RECORDED INFORMATION:
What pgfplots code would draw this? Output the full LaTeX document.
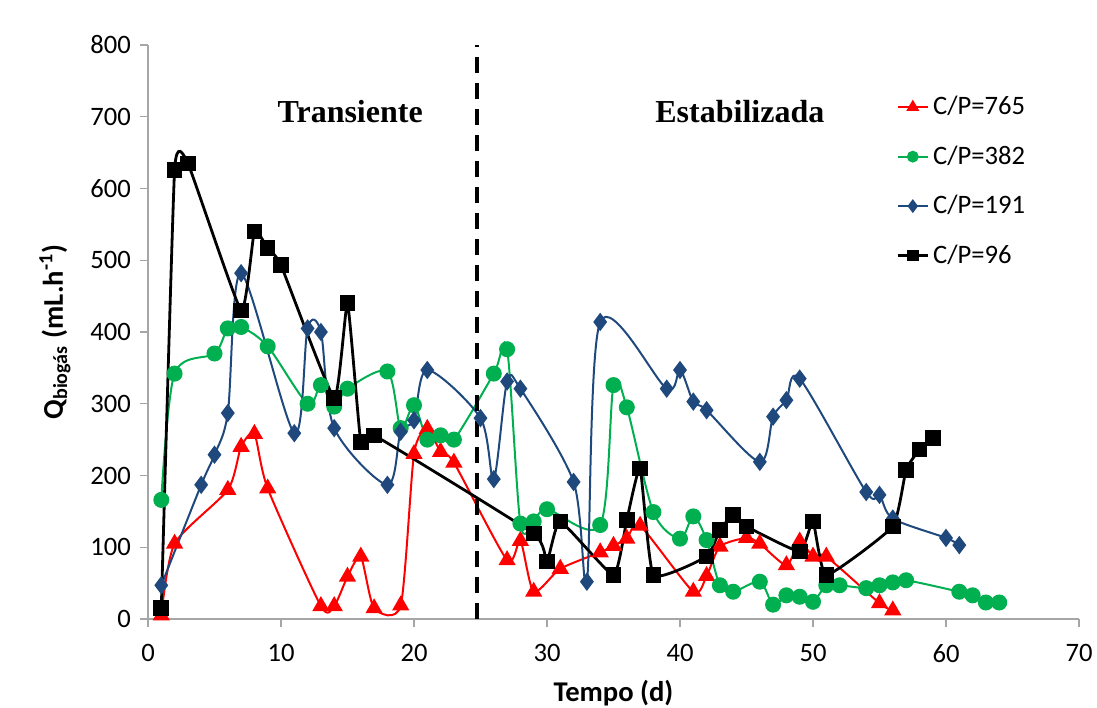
\documentclass[border=0pt]{standalone}
\usepackage{fontspec}
\setmainfont{Carlito}
\newfontfamily\timesfont{Liberation Serif}
\usepackage{pgfplots}
\pgfplotsset{compat=1.18}

\definecolor{cpred}{HTML}{FF0000}
\definecolor{cpgreen}{HTML}{00B050}
\definecolor{cpblue}{HTML}{1F497D}
\definecolor{axgrey}{HTML}{A6A6A6}

\begin{document}
\begin{tikzpicture}
\path[use as bounding box] (-74pt,-44pt) rectangle (474.5pt,309.5pt);
\begin{axis}[
  at={(0,0)}, anchor=south west,
  width=465.5pt, height=287pt, scale only axis,
  xmin=0, xmax=70, ymin=0, ymax=800,
  xtick={0,10,...,70}, ytick={0,100,...,800},
  axis x line*=bottom, axis y line*=left,
  axis line style={draw=axgrey, line width=0.7pt, -},
  tick style={draw=axgrey, line width=0.7pt},
  tick align=outside, major tick length=4pt,
  tick label style={font=\fontsize{13.3}{15}\selectfont},
  xticklabel style={yshift=-5pt},
  yticklabel style={xshift=-1pt},
  /pgf/number format/assume math mode=true,
  xlabel={Tempo (d)},
  xlabel style={font=\bfseries\fontsize{14.3}{16}\selectfont, at={(axis description cs:0.5,-0.129)}, anchor=center},
  ylabel={Q\textsubscript{biogás} (mL.h\textsuperscript{-1})},
  ylabel style={font=\bfseries\fontsize{14.3}{16}\selectfont, at={(axis description cs:-0.1,0.5)}, anchor=center},
  legend style={at={(axis description cs:0.797,0.925)}, anchor=north west,
    draw=none, fill=none, font=\fontsize{13.3}{15}\selectfont, row sep=10pt,
    /tikz/every even column/.append style={column sep=1.5pt}},
  legend cell align=left,
  legend image code/.code={%
    \draw[#1, mark=none] (0pt,0pt) -- (15pt,0pt);
    \draw[#1, only marks, mark options={scale=0.7}] plot coordinates {(7.5pt,0pt)};},
  clip=false,
]
% C/P=765
\addplot[cpred, line width=1pt, smooth, tension=0.4, mark=triangle*, mark size=4pt, mark options={solid, fill=cpred}] coordinates {
(1,5) (2,105) (6,180) (7,240) (8,258) (9,182) (13,18) (14,18) (15,59) (16,87)
(17,15) (19,19) (20,230) (21,265) (22,233) (23,218) (27,82) (28,109) (29,38)
(31,70) (34,93) (35,102) (36,112) (37,130) (41,38) (42,60) (43,101) (45,113)
(46,105) (48,75) (49,108) (50,87) (51,87) (55,22) (56,12)
};
\addlegendentry{C/P=765}
% C/P=382
\addplot[cpgreen, line width=1pt, smooth, tension=0.5, mark=*, mark size=3.5pt, mark options={solid, fill=cpgreen}] coordinates {
(1,166) (2,342) (5,370) (6,405) (7,407) (9,380) (12,300) (13,326) (14,296)
(15,321) (18,345) (19,266) (20,298) (21,250) (22,256) (23,250) (26,342)
(27,376) (28,133) (29,136) (30,153) (34,131) (35,326) (36,295) (38,149)
(40,112) (41,143) (42,110) (43,47) (44,38) (46,52) (47,20) (48,33) (49,31)
(50,24) (51,47) (52,47) (54,43) (55,47) (56,51) (57,54) (61,38) (62,33)
(63,23) (64,23)
};
\addlegendentry{C/P=382}
% C/P=191
\addplot[cpblue, line width=1pt, smooth, tension=0.5, mark=diamond*, mark size=3.8pt, mark options={solid, fill=cpblue}] coordinates {
(1,47) (4,187) (5,229) (6,287) (7,482) (11,259) (12,405) (13,400) (14,266)
(18,187) (19,261) (20,277) (21,347) (25,280) (26,195) (27,331) (28,321)
(32,191) (33,52) (34,414) (39,321) (40,347) (41,303) (42,291) (46,219)
(47,282) (48,305) (49,335) (54,177) (55,173) (56,140) (60,113) (61,103)
};
\addlegendentry{C/P=191}
% C/P=96
\addplot[black, line width=1.4pt, smooth, tension=0.25, mark=square*, mark size=3.2pt, mark options={solid, fill=black}] coordinates {
(1,15) (2,626) (3,635) (7,430) (8,540) (9,517) (10,493) (14,308) (15,440)
(16,247) (17,256) (29,119) (30,80) (31,136) (35,61) (36,138) (37,210)
(38,61) (42,87) (43,124) (44,145) (45,129) (49,94) (50,136) (51,61)
(56,129) (57,208) (58,236) (59,252)
};
\addlegendentry{C/P=96}
% phase boundary
\addplot[black, line width=2pt, dash pattern=on 8pt off 5pt, forget plot] coordinates {(24.7,0) (24.7,800)};
\node[font=\timesfont\bfseries\fontsize{16}{18}\selectfont] at (axis cs:15.2,707) {Transiente};
\node[font=\timesfont\bfseries\fontsize{16}{18}\selectfont] at (axis cs:44.5,707) {Estabilizada};
\end{axis}
\end{tikzpicture}
\end{document}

EXERCISE AIM: Return the listing above word for word, with the pictures removed.

RESULT FOR THIS EXERCISE:
What pgfplots code would draw this? Output the full LaTeX document.
\documentclass[border=0pt]{standalone}
\usepackage{fontspec}
\setmainfont{Carlito}
\newfontfamily\timesfont{Liberation Serif}
\usepackage{pgfplots}
\pgfplotsset{compat=1.18}

\definecolor{cpred}{HTML}{FF0000}
\definecolor{cpgreen}{HTML}{00B050}
\definecolor{cpblue}{HTML}{1F497D}
\definecolor{axgrey}{HTML}{A6A6A6}

\begin{document}
\begin{tikzpicture}
\path[use as bounding box] (-74pt,-44pt) rectangle (474.5pt,309.5pt);
\begin{axis}[
  at={(0,0)}, anchor=south west,
  width=465.5pt, height=287pt, scale only axis,
  xmin=0, xmax=70, ymin=0, ymax=800,
  xtick={0,10,...,70}, ytick={0,100,...,800},
  axis x line*=bottom, axis y line*=left,
  axis line style={draw=axgrey, line width=0.7pt, -},
  tick style={draw=axgrey, line width=0.7pt},
  tick align=outside, major tick length=4pt,
  tick label style={font=\fontsize{13.3}{15}\selectfont},
  xticklabel style={yshift=-5pt},
  yticklabel style={xshift=-1pt},
  /pgf/number format/assume math mode=true,
  xlabel={Tempo (d)},
  xlabel style={font=\bfseries\fontsize{14.3}{16}\selectfont, at={(axis description cs:0.5,-0.129)}, anchor=center},
  ylabel={Q\textsubscript{biogás} (mL.h\textsuperscript{-1})},
  ylabel style={font=\bfseries\fontsize{14.3}{16}\selectfont, at={(axis description cs:-0.1,0.5)}, anchor=center},
  legend style={at={(axis description cs:0.797,0.925)}, anchor=north west,
    draw=none, fill=none, font=\fontsize{13.3}{15}\selectfont, row sep=10pt,
    /tikz/every even column/.append style={column sep=1.5pt}},
  legend cell align=left,
  legend image code/.code={%
    \draw[#1, mark=none] (0pt,0pt) -- (15pt,0pt);
    \draw[#1, only marks, mark options={scale=0.7}] plot coordinates {(7.5pt,0pt)};},
  clip=false,
]
% C/P=765
\addplot[cpred, line width=1pt, smooth, tension=0.4, mark=triangle*, mark size=4pt, mark options={solid, fill=cpred}] coordinates {
(1,5) (2,105) (6,180) (7,240) (8,258) (9,182) (13,18) (14,18) (15,59) (16,87)
(17,15) (19,19) (20,230) (21,265) (22,233) (23,218) (27,82) (28,109) (29,38)
(31,70) (34,93) (35,102) (36,112) (37,130) (41,38) (42,60) (43,101) (45,113)
(46,105) (48,75) (49,108) (50,87) (51,87) (55,22) (56,12)
};
\addlegendentry{C/P=765}
% C/P=382
\addplot[cpgreen, line width=1pt, smooth, tension=0.5, mark=*, mark size=3.5pt, mark options={solid, fill=cpgreen}] coordinates {
(1,166) (2,342) (5,370) (6,405) (7,407) (9,380) (12,300) (13,326) (14,296)
(15,321) (18,345) (19,266) (20,298) (21,250) (22,256) (23,250) (26,342)
(27,376) (28,133) (29,136) (30,153) (34,131) (35,326) (36,295) (38,149)
(40,112) (41,143) (42,110) (43,47) (44,38) (46,52) (47,20) (48,33) (49,31)
(50,24) (51,47) (52,47) (54,43) (55,47) (56,51) (57,54) (61,38) (62,33)
(63,23) (64,23)
};
\addlegendentry{C/P=382}
% C/P=191
\addplot[cpblue, line width=1pt, smooth, tension=0.5, mark=diamond*, mark size=3.8pt, mark options={solid, fill=cpblue}] coordinates {
(1,47) (4,187) (5,229) (6,287) (7,482) (11,259) (12,405) (13,400) (14,266)
(18,187) (19,261) (20,277) (21,347) (25,280) (26,195) (27,331) (28,321)
(32,191) (33,52) (34,414) (39,321) (40,347) (41,303) (42,291) (46,219)
(47,282) (48,305) (49,335) (54,177) (55,173) (56,140) (60,113) (61,103)
};
\addlegendentry{C/P=191}
% C/P=96
\addplot[black, line width=1.4pt, smooth, tension=0.25, mark=square*, mark size=3.2pt, mark options={solid, fill=black}] coordinates {
(1,15) (2,626) (3,635) (7,430) (8,540) (9,517) (10,493) (14,308) (15,440)
(16,247) (17,256) (29,119) (30,80) (31,136) (35,61) (36,138) (37,210)
(38,61) (42,87) (43,124) (44,145) (45,129) (49,94) (50,136) (51,61)
(56,129) (57,208) (58,236) (59,252)
};
\addlegendentry{C/P=96}
% phase boundary
\addplot[black, line width=2pt, dash pattern=on 8pt off 5pt, forget plot] coordinates {(24.7,0) (24.7,800)};
\node[font=\timesfont\bfseries\fontsize{16}{18}\selectfont] at (axis cs:15.2,707) {Transiente};
\node[font=\timesfont\bfseries\fontsize{16}{18}\selectfont] at (axis cs:44.5,707) {Estabilizada};
\end{axis}
\end{tikzpicture}
\end{document}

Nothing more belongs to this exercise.